It’s been almost five months since adults in Canada have had the legal right to consume cannabis for recreational purposes. The reality of the new legal landscape is that so much has changed for so little to change.
There is a vast number of people who have been working in the cannabis underground, supplying literally millions of Canadian cannabis consumers. Recent polls have shown that cannabis use among adults post legalization has not risen noticeably. These results show not only that usage has remained mostly stagnant, but that those who wanted to use cannabis prior to legalization had no problem doing so morally. Moreover, the adult-use cannabis market in Canada was in truth far larger than the government ever imagined.
The adult use numbers run somewhere around 4.5 million Canadians, and those are poll estimates that cannot factor in how many choose to say no based on decades of stigma. Pondering for a moment just how big that number is, consider how many people would need to be involved in that underground market from producer to consumer. Also consider that the underground market has next-to-no automation or factory farms and labor use is extremely high. Add to that the quality of the product being supplied; one can find product as good as anything found in the best markets around the world.
Within this underground market, we have a labor-driven, experienced workforce with a start-to-finish market providing some of the best product in the world. This workforce numbers in the many tens of thousands. Accurate estimates are really impossible to glean, but how many people would it take to service up to 5 million Canadian consumers with reliable supply of quality product?

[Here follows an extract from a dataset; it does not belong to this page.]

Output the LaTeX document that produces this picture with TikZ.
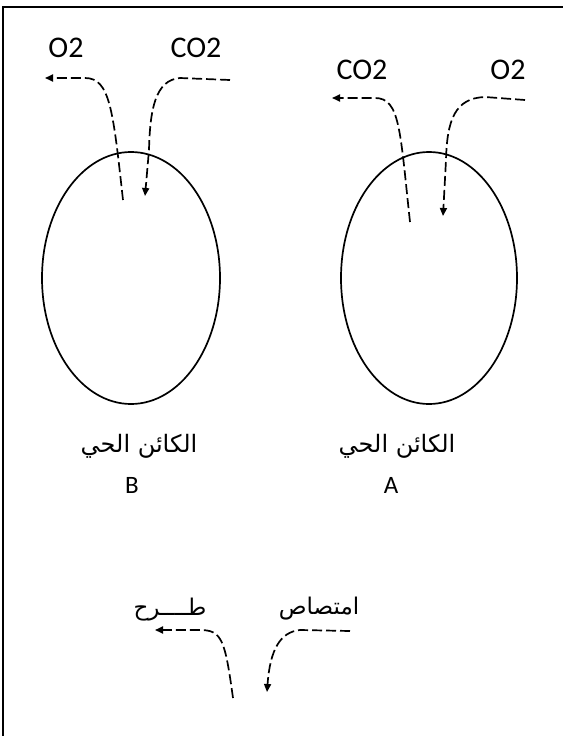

Then came legalization, something a great many had been calling and hoping for for a very long time. With legalization, many looked forward to being able to step proudly from the shadows of the underground market into legally doing what they enjoy as a profession, with a skillset honed over years and an eagerness to continue. We saw in other markets, where legalization came with an inclusive approach that was not overly restrictive, that smaller underground growers were able to transition to craft status. The result? Markets that without undue — and expensive — harm reduction policies are reaping incredible benefits through tax revenue. Not only that, market demand is dictating what people want and what they are willing to pay.

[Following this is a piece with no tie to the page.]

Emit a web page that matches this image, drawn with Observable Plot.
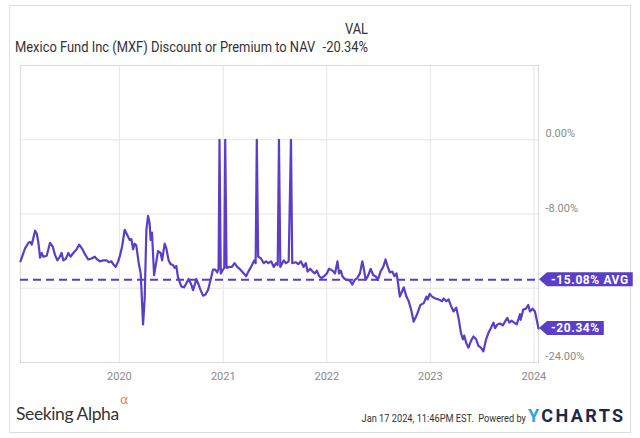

In Canada, however, our hopes quickly began to fade as the players who would be in control were announced and the direction of the legislation defined who would supply Canadians. So many limiting changes have taken place in the last two years that the public perception of legalization amounts to an attempt to hand corporations and cronies the golden key to riches. And Canadians are none too happy about it. Nothing has done more to reinforce that opinion than when consumers were finally able to purchase Licensed Producer (LP) cannabis.
Since legalization, Canadians have seen everything from recalls, illegal black-market purchasing of product by an LP (one way to get good product), mold, seeds and stems in prerolls — suggesting they are floor sweepings (a tobacco producer trick) — and more commonly, reports of dry, flavourless, weak-potency product.
In the meantime, the underground market trundles along. Big-city, same-day service is becoming the norm. Online providers continue doing business, with increasing numbers of customers becoming aware of them due to failed legalization. Post-legalization, there was no mass exodus from the black market. If anything, they have become more entrenched due to not only a continued failure of the legal providors to supply product that is comparable in either price or quality, but in some cases impossible to legally obtain. With no legal storefronts, Ontario citizens have only the OCS online store as a legal option. Unless, of course, you do not have a credit card. Such roadblocks leave many with a sense of financial discrimination and lead them to the underground market to hook up.
In the move to legalization, lawmakers failed to sufficiently examine other jurisdictions that had legalized the cannabis market to see what was most effective. Public consultations were minimal and pubic opinion seems to have been largely ignored. The result left us with no real sense of normalcy in the Canadian Cannabis market. Nothing in the past two years welcomed the millions of cannabis consumers into a new and emerging legal marketplace. Nothing in the last two years was intended to include the thousands of Canadians who served — and continue to serve — the needs of millions.
We want to see and be serviced by cannabis professionals with experience in the industry, who understand the needs and wants of the customer base, speak the same language and who have earned the trust of millions for decades. An entire industry of talented and experienced people are there, willing and wanting to become part of a massive legal-cannabis marketplace. Until we start to see these skilled professionals being included, far fewer reports of expensive-yet-inferior product and fewer pictures of massive, factory-automated farms (corporate dick pics), nothing will change.
The hearts and minds of the consumers cannot and will not be won by reaching even further into the pockets of Canadians for poor quality. As well, many provincial laws surrounding legalization are so restrictive that many users find themselves facing incarceration anyway. Overbearing laws seem to serve the courts more than the public.
We are not a cash cow waiting to be milked by the rich and connected. Let small growers grow and provide craft product without needing investor millions. Let a free and sensible market dictate supply and demand. Let corporations compete on a playing field that is even for all.
For goodness sake, let common sense prevail. This is madness.